Huellas visibles del caso de Rojitas

La hipótesis de que el ministro Juan Carlos Rojas fue asesinado por intentar poner fin a los negociados que florecían en Desarrollo Social, cortando una cadena de ingresos millonarios de dinero malhabido para funcionarios corruptos, cada vez toma más forma.

Son muchas las señales de que algo no marchaba bien en el área que debería dedicarse a la asistencia social de las personas vulnerables, y que sin embargo -según esta teoría- se había transformado en una caja para que algunos pícaros vivieran entre lujos, hicieran compras estrafalarias en su beneficio o timbearan en las financieras de moda.

Aunque nadie parece tener demasiadas ganas de meterse seriamente en el asunto, si hay una característica en el manejo de dinero público, es que todo pasa por muchas manos. Los altos funcionarios pueden acordar algún favorcito, sobresueldo o sobre, pero cuando se tientan con dinero presupuestado, no todo es tan simple.

La burocracia no les impide robar, nunca lo impidió, pero hace que vayan quedando huellas por todos lados, que facilitan los seguimientos de lo que se hizo y no se hizo.

Esto pasa sobre todo cuando se abusa de las facturas truchas, los amigos, el dibujo de números y otras picardías.

Y en cada oficina hay empleados, curiosos, gente que escucha y que se acuerda. Y queda claro que no se puede asesinar a media administración pública para borrar lo hecho. Capaz se creyeron que con asesinar a Rojitas alcanzaba. Pero no, hay muchos caminos que quedaron a la luz.

Se cuenta por ejemplo una compra de leche por una cantidad descomunal, que por su propia magnitud evidencia que era una compra trucha. Porque cuando los corruptos se confían y se sienten seguros, empiezan a descuidarse, y cometen errores tontos.

Por ejemplo, facturar una compra de una cantidad de leche que ninguno de sus proveedores puede vender, que en ningún lugar de la provincia se hubiera podido almacenar, y que claramente no se repartió, porque no existió: malas noticias, esos papeles están.

También hay registros de la compra de un coqueto caballo en el extranjero que se pagó en dólares, por un monto multimillonario. Eso no fue una compra oficial, por su puesto, pero ¿cuántos sueldos necesitarían los funcionarios que lo compraron para poder pagarlo? Es posible que hayan usado dinero de esas ganancias extras que se regalaban, ya sea sobrefacturando, guardándose vueltos o timbeando en financieras.

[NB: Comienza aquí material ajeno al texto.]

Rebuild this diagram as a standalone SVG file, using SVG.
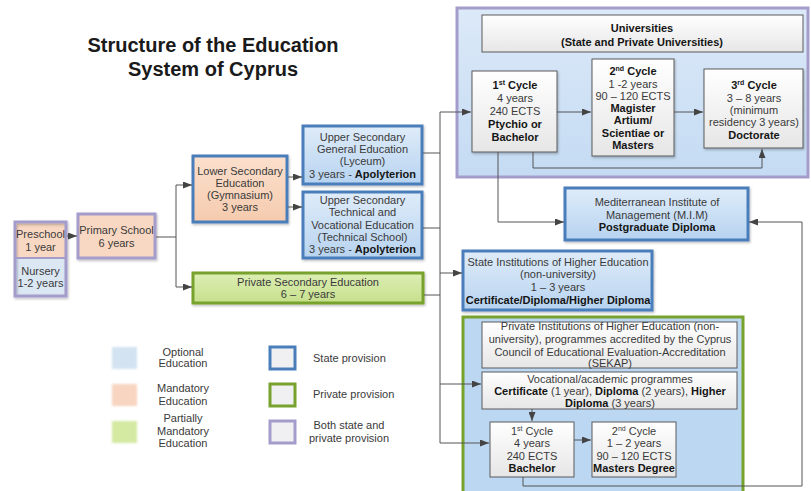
<svg xmlns="http://www.w3.org/2000/svg" width="811" height="491" viewBox="0 0 811 491">
<defs>
<style>
text{font-family:"Liberation Sans",Arial,sans-serif;font-size:11px;fill:#3a3a3a;text-anchor:middle}
.b{font-weight:bold;fill:#151515}
.title{font-size:20px;font-weight:bold;fill:#1a1a1a}
.l{text-anchor:start}
.state{stroke:#4a7ebb;stroke-width:3;fill:url(#gBlue)}
.peachS{stroke:#4a7ebb;stroke-width:3;fill:url(#gPeach)}
.purp{stroke:#a49ccb;stroke-width:3}
.white{stroke:#5a5a5a;stroke-width:1;fill:url(#gWhite)}
.conn path{fill:none;stroke:#555;stroke-width:1}
.arr{marker-end:url(#ah)}
.sh{filter:url(#ds)}
</style>
<linearGradient id="gBlue" x1="0" y1="0" x2="0" y2="1"><stop offset="0" stop-color="#dfecf9"/><stop offset="1" stop-color="#b7d3f0"/></linearGradient>
<linearGradient id="gPeach" x1="0" y1="0" x2="0" y2="1"><stop offset="0" stop-color="#fbe0cd"/><stop offset="1" stop-color="#f5cbae"/></linearGradient>
<linearGradient id="gGreen" x1="0" y1="0" x2="0" y2="1"><stop offset="0" stop-color="#ddeeb4"/><stop offset="1" stop-color="#c6e08c"/></linearGradient>
<linearGradient id="gWhite" x1="0" y1="0" x2="0" y2="1"><stop offset="0" stop-color="#ffffff"/><stop offset="1" stop-color="#e6e6e6"/></linearGradient>
<linearGradient id="gUni" x1="0" y1="0" x2="0" y2="1"><stop offset="0" stop-color="#dce9f8"/><stop offset="1" stop-color="#c4dbf3"/></linearGradient>
<filter id="ds" x="-10%" y="-10%" width="130%" height="130%"><feDropShadow dx="1" dy="1.5" stdDeviation="1.2" flood-color="#000" flood-opacity="0.25"/></filter>
<filter id="soft" x="-20%" y="-20%" width="140%" height="140%"><feGaussianBlur stdDeviation="0.8"/></filter>
<marker id="ah" markerUnits="userSpaceOnUse" markerWidth="9" markerHeight="7" refX="9" refY="3.5" orient="auto"><path d="M0,0 L9,3.5 L0,7 z" fill="#444"/></marker>
</defs>
<rect width="811" height="491" fill="#ffffff"/>

<g id="title">
<text class="title" x="213" y="52">Structure of the Education</text>
<text class="title" x="213" y="76">System of Cyprus</text>
</g>

<g id="universities">
<rect x="457" y="8" width="351" height="169" fill="url(#gUni)" class="purp"/>
<rect x="482" y="15" width="321" height="37" class="white"/>
<text class="b" x="642" y="32">Universities</text>
<text class="b" x="642" y="46">(State and Private Universities)</text>
</g>

<g id="uni-cycle1">
<rect x="472" y="71" width="85" height="81" class="white sh"/>
<text class="b" x="515" y="89">1<tspan font-size="7" dy="-4">st</tspan><tspan dy="4"> Cycle</tspan></text>
<text x="515" y="102">4 years</text>
<text x="515" y="115">240 ECTS</text>
<text class="b" x="515" y="127.5">Ptychio or</text>
<text class="b" x="515" y="140.5">Bachelor</text>
</g>

<g id="uni-cycle2">
<rect x="592" y="59" width="82" height="97" class="white sh"/>
<text class="b" x="633" y="75">2<tspan font-size="7" dy="-4">nd</tspan><tspan dy="4"> Cycle</tspan></text>
<text x="633" y="87.5">1 -2 years</text>
<text x="633" y="99.5">90 – 120 ECTS</text>
<text class="b" x="633" y="111.5">Magister</text>
<text class="b" x="633" y="124">Artium/</text>
<text class="b" x="633" y="136.5">Scientiae or</text>
<text class="b" x="633" y="149">Masters</text>
</g>

<g id="uni-cycle3">
<rect x="704" y="69" width="99" height="79" class="white sh"/>
<text class="b" x="754" y="89">3<tspan font-size="7" dy="-4">rd</tspan><tspan dy="4"> Cycle</tspan></text>
<text x="754" y="101.5">3 – 8 years</text>
<text x="754" y="113.5">(minimum</text>
<text x="754" y="126">residency 3 years)</text>
<text class="b" x="754" y="138.5">Doctorate</text>
</g>

<g id="mim">
<rect x="565" y="188" width="183" height="52" class="state sh"/>
<text x="657" y="206">Mediterranean Institute of</text>
<text x="657" y="218.5">Management (M.I.M)</text>
<text class="b" x="657" y="231">Postgraduate Diploma</text>
</g>

<g id="state-institutions">
<rect x="463" y="251" width="189" height="59" class="state sh"/>
<text x="558" y="266">State Institutions of Higher Education</text>
<text x="558" y="278">(non-university)</text>
<text x="558" y="291">1 – 3 years</text>
<text class="b" x="558" y="304">Certificate/Diploma/Higher Diploma</text>
</g>

<g id="private-higher">
<rect x="463" y="317" width="280" height="180" fill="#bcd7f2" stroke="#77a22d" stroke-width="3"/>
<rect x="482" y="322" width="255" height="46" class="white"/>
<text x="610" y="330">Private Institutions of Higher Education (non-</text>
<text x="610" y="343">university), programmes accredited by the Cyprus</text>
<text x="610" y="355.5">Council of Educational Evaluation-Accreditation</text>
<text x="610" y="367">(SEKAP)</text>
</g>

<g id="vocational">
<rect x="482" y="372" width="255" height="37" class="white"/>
<text x="610" y="383">Vocational/academic programmes</text>
<text x="610" y="395"><tspan class="b">Certificate</tspan> (1 year), <tspan class="b">Diploma</tspan> (2 years), <tspan class="b">Higher</tspan></text>
<text x="610" y="407"><tspan class="b">Diploma</tspan> (3 years)</text>
</g>

<g id="private-cycle1">
<rect x="490" y="422" width="84" height="55" class="white"/>
<text x="532" y="435">1<tspan font-size="7" dy="-4">st</tspan><tspan dy="4"> Cycle</tspan></text>
<text x="532" y="447">4 years</text>
<text x="532" y="460">240 ECTS</text>
<text class="b" x="532" y="472">Bachelor</text>
</g>

<g id="private-cycle2">
<rect x="592" y="422" width="84" height="55" class="white"/>
<text x="634" y="435">2<tspan font-size="7" dy="-4">nd</tspan><tspan dy="4"> Cycle</tspan></text>
<text x="634" y="447">1 – 2 years</text>
<text x="634" y="460">90 – 120 ECTS</text>
<text class="b" x="634" y="472">Masters Degree</text>
</g>

<g id="preschool-nursery">
<rect x="15" y="222" width="51" height="36" fill="#f9d8c3"/>
<rect x="15" y="258" width="51" height="38" fill="#dbe7f3"/>
<rect x="15" y="222" width="51" height="74" fill="none" class="purp sh"/>
<line x1="15" y1="258" x2="66" y2="258" stroke="#a49ccb" stroke-width="2"/>
<text x="40.5" y="238">Preschool</text>
<text x="40.5" y="251">1 year</text>
<text x="40.5" y="275">Nursery</text>
<text x="40.5" y="287">1-2 years</text>
</g>

<g id="primary">
<rect x="78" y="214" width="77" height="44" fill="#f9d8c3" class="purp sh"/>
<text x="116.5" y="234">Primary School</text>
<text x="116.5" y="247">6 years</text>
</g>

<g id="lower-secondary">
<rect x="193" y="156" width="94" height="66" class="peachS sh"/>
<text x="240" y="175">Lower Secondary</text>
<text x="240" y="187">Education</text>
<text x="240" y="199">(Gymnasium)</text>
<text x="240" y="211">3 years</text>
</g>

<g id="upper-general">
<rect x="303" y="126" width="119" height="58" class="state sh"/>
<text x="362.5" y="141">Upper Secondary</text>
<text x="362.5" y="153">General Education</text>
<text x="362.5" y="165">(Lyceum)</text>
<text x="362.5" y="178">3 years - <tspan class="b">Apolyterion</tspan></text>
</g>

<g id="upper-technical">
<rect x="303" y="192" width="119" height="66" class="state sh"/>
<text x="362.5" y="204">Upper Secondary</text>
<text x="362.5" y="216">Technical and</text>
<text x="362.5" y="229">Vocational Education</text>
<text x="362.5" y="241">(Technical School)</text>
<text x="362.5" y="253">3 years - <tspan class="b">Apolyterion</tspan></text>
</g>

<g id="private-secondary">
<rect x="193" y="273" width="230" height="30" fill="url(#gGreen)" stroke="#77a22d" stroke-width="3" class="sh"/>
<text x="308" y="286">Private Secondary Education</text>
<text x="308" y="298">6 – 7 years</text>
</g>

<g id="legend">
<rect x="112" y="347" width="25" height="22" fill="#d3e3f1" filter="url(#soft)"/>
<text x="183" y="355.5">Optional</text>
<text x="183" y="367">Education</text>
<rect x="112" y="384" width="25" height="22" fill="#f7d5c1" filter="url(#soft)"/>
<text x="183" y="392">Mandatory</text>
<text x="183" y="404.5">Education</text>
<rect x="112" y="421" width="25" height="22" fill="#d4eaa2" filter="url(#soft)"/>
<text x="183" y="422">Partially</text>
<text x="183" y="435">Mandatory</text>
<text x="183" y="447">Education</text>
<rect x="270" y="347" width="25" height="22" fill="#f0f0f2" stroke="#4a7ebb" stroke-width="3"/>
<text class="l" x="313" y="362">State provision</text>
<rect x="270" y="384" width="25" height="22" fill="#f0f0f2" stroke="#77a22d" stroke-width="3"/>
<text class="l" x="313" y="398">Private provision</text>
<rect x="270" y="421" width="25" height="22" fill="#f0f0f2" stroke="#a49ccb" stroke-width="3"/>
<text x="349" y="429">Both state and</text>
<text x="349" y="441.5">private provision</text>
</g>

<g id="connectors" class="conn">
<path class="arr" d="M67,236 H77"/>
<path d="M156,237 H176 M176,185 V287"/>
<path class="arr" d="M176,185 H192"/>
<path class="arr" d="M176,287 H192"/>
<path class="arr" d="M288,177 H302"/>
<path class="arr" d="M288,207 H302"/>
<path d="M423,153 H440 M423,228 H440 M424,295 H440 M440,112 V443"/>
<path class="arr" d="M440,112 H471"/>
<path class="arr" d="M440,273 H462"/>
<path class="arr" d="M440,384 H481"/>
<path class="arr" d="M440,443 H489"/>
<path class="arr" d="M557,112 H591"/>
<path class="arr" d="M674,112 H703"/>
<path class="arr" d="M533,152 V168 H762 V149"/>
<path class="arr" d="M498,152 V222 H564"/>
<path class="arr" d="M523,477 V486 H802 V222 H749"/>
<path class="arr" d="M532,409 V421"/>
<path class="arr" d="M574,440 H591"/>
</g>
</svg>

Y se recuerda que algunos de esos negociados estaban pendientes cuando Rojitas asumió, porque venían de la gestión anterior en el ministerio.

Y se recuerda que había alguien muy hábil para imitar la firma de Rojitas, alguien que hoy sigue en el Gobierno como ñoqui con un índice.

Pero alguna vez necesitaron que sí o sí Rojas firmara, y se recuerda que lo fueron a apretar, y no cualquier persona, sino otro funcionario por el que pasaban todas las compras y que presumía de sus parentescos por un romance con una mujer de apellido ilustre en el gobierno.

Esas huellas están, como también las filmaciones de caras muy conocidas que llegaron al CAPE para revisar computadoras después del crimen (una computadora en especial), o personas que fueron filmadas dentro de una de las financieras más conocidas y grandes (la “competencia” de Bacchiani). Hasta se habrían negociado esas grabaciones comprometedoras.

Son rastros, huellas visibles, marcas que quedaron y no son fáciles de borrar. Pruebas quizás para descubrir eso que nadie descubrió después de un año y medio.

Pero todo está ahí, sigue ahí. Nada se pierde, todo se transforma. Y se transformó al parecer en un gran encubrimiento, que se explica cuando se empiezan a conocer los nombres involucrados.

Hay muchos puntos oscuros en el caso y en la investigación, donde aparecieron “peritos” mandados a controlar que nada se hiciera mal.

¿En algún momento la justicia abrirá los ojos? ¿Alguien decidirá investigar en serio? ¿Verán todo eso que está a la vista o seguirán mirando para otro lado?

Algún día sabremos eso. Lo que sabemos ahora es que descubrir por qué lo mataron a Rojitas no es imposible.